El Islam ante la democracia (Islam and Democracy.) I don't know if there's an English edition of this book. I read it in Spanish. The author, who is the director of research at France's National Center for Scientific Research, asks if Islam is compatible with liberal democracy. I won't spoil the answers.

The Fractured Republic: Renewing America’s Social Contract in the Age of Individualism. A conservative author blames nostalgic baby boomers on the right and on the left of the current dysfunctional political system. The logic of the book is a bit flimsy here and there, but it's still worth your time.

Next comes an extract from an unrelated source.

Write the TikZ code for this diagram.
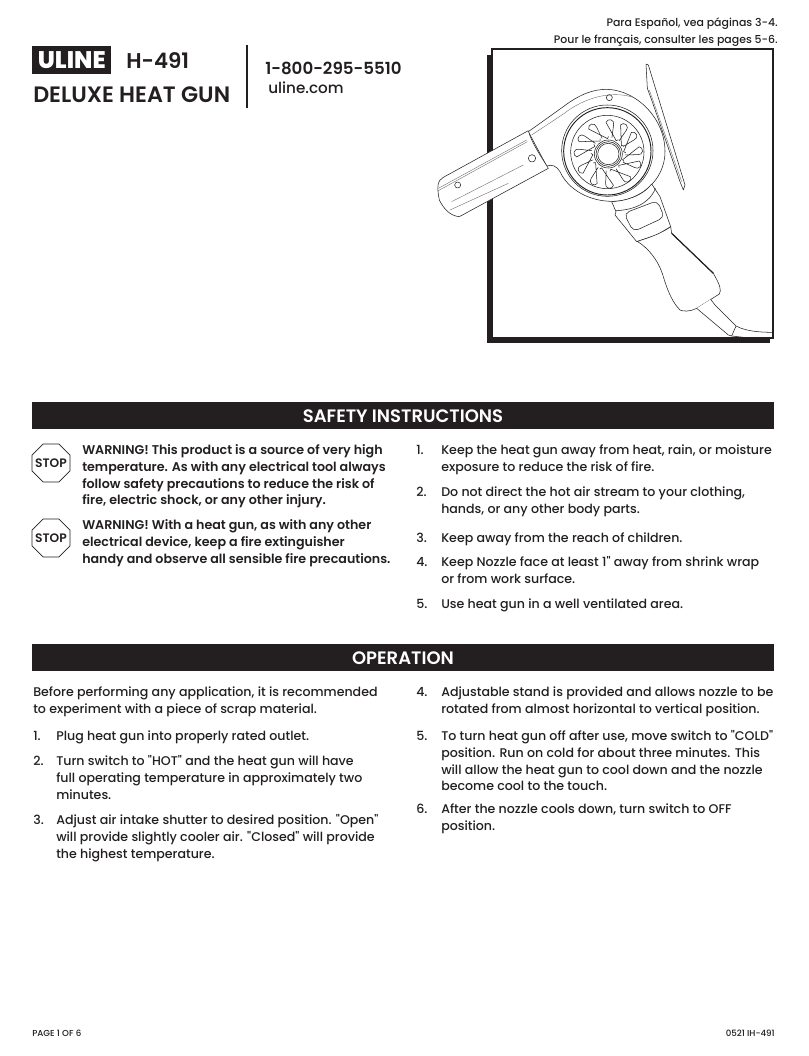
\documentclass[tikz,border=0pt]{standalone}
\usepackage{fontspec}
\setmainfont{Poppins}[UprightFont={* Medium},BoldFont={* SemiBold},Ligatures=TeXOff]
\newfontfamily\brandfont{Poppins ExtraBold}
\usetikzlibrary{shapes.geometric}
\definecolor{ink}{HTML}{231F20}
\newcommand{\stopword}{\raisebox{-3.1pt}[0pt][0pt]{\makebox[0pt]{STOP}}}
\tikzset{
  bodytext/.style={anchor=north west,inner sep=0pt,align=left,text=ink,font=\fontsize{9.45}{12.5}\selectfont},
  warntext/.style={bodytext,font=\fontsize{9.5}{12.5}\selectfont\bfseries},
  numtext/.style={bodytext},
  smalltext/.style={inner sep=0pt,text=ink,font=\fontsize{8.2}{9}\selectfont},
  foottext/.style={inner sep=0pt,text=ink,font=\fontsize{6.5}{9}\selectfont},
  headbar/.style={fill=ink,draw=none},
  headtext/.style={inner sep=0pt,text=white,font=\fontsize{13.5}{15}\selectfont\bfseries},
  stopsign/.style={regular polygon,regular polygon sides=8,draw=ink,line width=.6pt,minimum size=30.8pt,inner sep=0pt,text=ink,font=\fontsize{9.2}{10}\selectfont\bfseries},
  gunline/.style={draw=ink,line width=.4pt,line join=round},
  gunfill/.style={gunline,fill=white},
  gunthin/.style={draw=ink!65,line width=.3pt}
}
\begin{document}
\begin{tikzpicture}[x=.75pt,y=-.75pt]
  \useasboundingbox[fill=white] (0,0) rectangle (808,1056);
  % top corner
  \node[smalltext,anchor=east] (spanish) at (778,24) {Para Español, vea páginas 3-4.};
  \node[smalltext,anchor=east] (french) at (778,41) {Pour le français, consulter les pages 5-6.};
  % title block
  \node[fill=ink,text=white,minimum width=59.25pt,minimum height=21pt,inner sep=0pt,anchor=north west,font=\fontsize{18}{20}\brandfont] (brand) at (32,46) {ULINE};
  \node[inner sep=0pt,anchor=west,text=ink,font=\fontsize{16}{18}\selectfont\bfseries] (model) at (126,61) {H-491};
  \node[inner sep=0pt,anchor=west,text=ink,font=\fontsize{16.7}{18}\selectfont\bfseries] (product) at (33,95) {DELUXE HEAT GUN};
  \coordinate (ruletop) at (247,45);
  \coordinate (rulebot) at (247,108);
  \draw[ink,line width=.8pt] (ruletop) -- (rulebot);
  \node[inner sep=0pt,anchor=west,text=ink,font=\fontsize{12.5}{14}\selectfont\bfseries] (phone) at (265,68) {1-800-295-5510};
  \node[inner sep=0pt,anchor=west,text=ink,font=\fontsize{11.4}{14}\selectfont] (web) at (268,88) {uline.com};
  % picture frame
  \fill[ink] (487,55) rectangle (770,343);
  \draw[ink,fill=white,line width=.8pt] (492,49) rectangle (773,338);
  \begin{scope}[shift={(420,40)},x=.25pt,y=-.25pt]
    % stand
    \draw[gunfill] (678,72) -- (685,75) -- (795,435) -- (790,450) -- (780,425) -- (695,180) -- (682,145) -- cycle;
    \draw[gunthin] (688,150) -- (785,425);
    % body
    \draw[gunfill] (325,275) -- (430,200) .. controls (480,162) and (520,148) .. (560,148)
      .. controls (650,150) and (735,235) .. (735,335)
      .. controls (735,420) and (660,483) .. (580,484)
      .. controls (510,485) and (445,450) .. (420,395)
      .. controls (410,378) and (395,372) .. (380,378) -- cycle;
    \draw[gunthin] (335,285) -- (430,222) .. controls (490,175) and (570,150) .. (640,172);
    \draw[gunline] (568,173) circle (9);
    % grille rings
    \draw[gunline] (562,332) circle (137);
    \draw[gunline,line width=.7pt] (562,334) circle (131);
    \draw[gunline] (562,336) circle (110);
    \draw[gunline] (565,342) circle (42);
    \draw[gunline] (565,342) circle (37);
    \draw[gunline] (565,342) circle (32);
    \foreach \a in {106,72,45,21,-9,-35,-68,-103,-133,-165,163,135}
      \draw[gunline,shift={(565,342)},rotate=\a] (50,-5) -- (88,-12) arc (90:-90:12) -- (50,5) arc (-90:-270:5);
    % barrel
    \draw[gunfill] (325,272) -- (70,412) .. controls (52,422) and (50,440) .. (58,480)
      .. controls (70,505) and (90,528) .. (118,530) -- (385,385)
      .. controls (370,360) and (335,310) .. (325,272);
    \draw[gunthin] (55,445) -- (320,300);
    \draw[gunthin] (55,452) -- (322,305);
    \draw[gunthin] (95,485) -- (310,375);
    \draw[gunthin] (90,510) -- (265,430);
    \draw[gunline] (113,435) circle (9);
    \draw[gunline] (336,355) circle (11);
    % neck and switch
    \draw[gunfill] (575,485) -- (588,515) -- (585,525) -- (650,605) -- (710,585) -- (752,560)
      -- (720,470) -- (695,432) .. controls (670,465) and (625,482) .. (575,485);
    \draw[gunline] (588,512) .. controls (640,510) and (690,490) .. (706,445);
    \draw[gunline,rounded corners=4pt] (612,520) -- (712,482) -- (733,532) -- (640,575) -- cycle;
    % handle
    \draw[gunfill] (652,604) .. controls (685,625) and (715,660) .. (730,710)
      .. controls (745,760) and (760,790) .. (780,810) .. controls (790,815) and (810,815) .. (830,805)
      -- (898,762) .. controls (905,750) and (900,735) .. (880,700) -- (755,580) -- (752,560)
      .. controls (725,580) and (690,592) .. (652,604) -- cycle;
    \draw[ink,line width=.9pt] (755,580) -- (880,700);
    % cable
    \draw[gunfill] (830,805) -- (925,885) -- (935,888) -- (948,858) .. controls (925,835) and (900,810) .. (885,795) -- (872,778);
    \draw[gunline] (948,858) .. controls (975,872) and (1010,877) .. (1060,877);
    \draw[gunline] (935,888) -- (980,893);
  \end{scope}
  % safety section
  \fill[headbar] (32,402) rectangle (774,429);
  \node[headtext] (safetyhead) at (403,416) {SAFETY INSTRUCTIONS};
  \node[stopsign] (stopone) at (51,463) {\stopword};
  \node[stopsign] (stoptwo) at (51,538) {\stopword};
  \node[warntext] (warnone) at (82,443) {\strut WARNING! This product is a source of very high\\temperature. As with any electrical tool always\\follow safety precautions to reduce the risk of\\fire, electric shock, or any other injury.};
  \node[warntext] (warntwo) at (82,518) {\strut WARNING! With a heat gun, as with any other\\electrical device, keep a fire extinguisher\\handy and observe all sensible fire precautions.};
  \node[numtext] (sone) at (416,443) {\strut 1.};
  \node[bodytext] (sonetext) at (441,443) {\strut Keep the heat gun away from heat, rain, or moisture\\exposure to reduce the risk of fire.};
  \node[numtext] (stwo) at (416,485) {\strut 2.};
  \node[bodytext] (stwotext) at (441,485) {\strut Do not direct the hot air stream to your clothing,\\hands, or any other body parts.};
  \node[numtext] (sthree) at (416,531) {\strut 3.};
  \node[bodytext] (sthreetext) at (441,531) {\strut Keep away from the reach of children.};
  \node[numtext] (sfour) at (416,555) {\strut 4.};
  \node[bodytext] (sfourtext) at (441,555) {\strut Keep Nozzle face at least 1" away from shrink wrap\\or from work surface.};
  \node[numtext] (sfive) at (416,597) {\strut 5.};
  \node[bodytext] (sfivetext) at (441,597) {\strut Use heat gun in a well ventilated area.};
  % operation section
  \fill[headbar] (32,644) rectangle (774,671);
  \node[headtext] (ophead) at (403,658) {OPERATION};
  \node[bodytext] (opintro) at (33,685) {\strut Before performing any application, it is recommended\\to experiment with a piece of scrap material.};
  \node[numtext] (oone) at (33,729) {\strut 1.};
  \node[bodytext] (oonetext) at (56,729) {\strut Plug heat gun into properly rated outlet.};
  \node[numtext] (otwo) at (33,754) {\strut 2.};
  \node[bodytext] (otwotext) at (56,754) {\strut Turn switch to "HOT" and the heat gun will have\\full operating temperature in approximately two\\minutes.};
  \node[numtext] (othree) at (33,813) {\strut 3.};
  \node[bodytext] (othreetext) at (56,813) {\strut Adjust air intake shutter to desired position. "Open"\\will provide slightly cooler air. "Closed" will provide\\the highest temperature.};
  \node[numtext] (ofour) at (416,685) {\strut 4.};
  \node[bodytext] (ofourtext) at (441,685) {\strut Adjustable stand is provided and allows nozzle to be\\rotated from almost horizontal to vertical position.};
  \node[numtext] (ofive) at (416,729) {\strut 5.};
  \node[bodytext] (ofivetext) at (441,729) {\strut To turn heat gun off after use, move switch to "COLD"\\position. Run on cold for about three minutes. This\\will allow the heat gun to cool down and the nozzle\\become cool to the touch.};
  \node[numtext] (osix) at (416,802) {\strut 6.};
  \node[bodytext] (osixtext) at (441,802) {\strut After the nozzle cools down, turn switch to OFF\\position.};
  % footer
  \node[foottext,anchor=west] (pageno) at (32,1033) {PAGE 1 OF 6};
  \node[foottext,anchor=east] (partno) at (775,1033) {0521 IH-491};
\end{tikzpicture}
\end{document}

The Hatching. Another human-eating creature story. This one doesn't have as many lazy metaphors as Rollins's, but the writing feels rushed. It's the beginning of a trilogy, by the way.

Chaos Monkeys. A brutal takedown of San Francisco's startup culture, enjoyable albeit hyperbolic.

• Hillbilly Elegy: A Memoir of a Family and Culture in Crisis. An illuminating portrait of Appalachian white working poor families.

March, volume 3. The last volume of a series that should be required reading in schools.

• Madwoman of the Sacred Heart. Alejandro Jodorowsky and Moebius, together again. If you've ever read anything by Jodorowsky, the modern prince of mad artists, you know what to expect. If you haven't, get ready for a fun ride.

Birthright volumes 1, 2, and 3. A series of fantasy graphic novels that begins with a bang but soon starts losing steam.